Wednesday, 10 July 2019

Joint Oireachtas Committee on Justice, Defence and Equality

Spent Convictions: Discussion

Photo of Thomas PringleThomas Pringle (Donegal, Independent) | Oireachtas source

I thank the speakers for the presentations. I apologise that I could not be here for the presentations but I have read the information. This is my first meeting as a member of the committee so I am only getting used to the work. I would say to Mr. Walsh that my daughter worked in Pathways on a job placement for a summer a few years ago, and she found it very worthwhile. It is an excellent organisation and I congratulate Mr. Walsh on the work he does.

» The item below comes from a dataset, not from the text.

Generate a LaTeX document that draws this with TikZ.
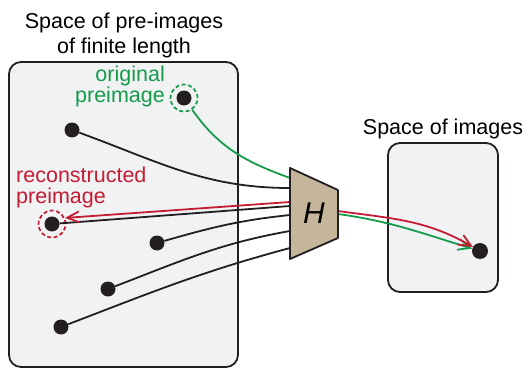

The question I want to ask has largely been answered in the last contribution. Much of the issue around spent convictions is how society deals with them, rather than how the individuals deal with them. It has always been put on the individual to make the changes when the bigger onus is on society. It is useful that this debate has been taking place in the last couple of years. I was positively disposed towards the last spent convictions Bill when it first appeared because a couple of people in Donegal had contacted me about convictions from 30 years ago which they still had to disclose. I thought that Bill would go some way towards meeting the issue but the single-offence concept scuppered that straightaway. It raised people's expectations and then dashed them again when they actually saw it was not helping them.

It is probably part of an evolution for us, as a society, rather than for the people with the convictions, who are probably more in tune with what is needed. Although this is probably a rhetorical question, how much of this is about the rest of society getting used to the idea rather than spent convictions?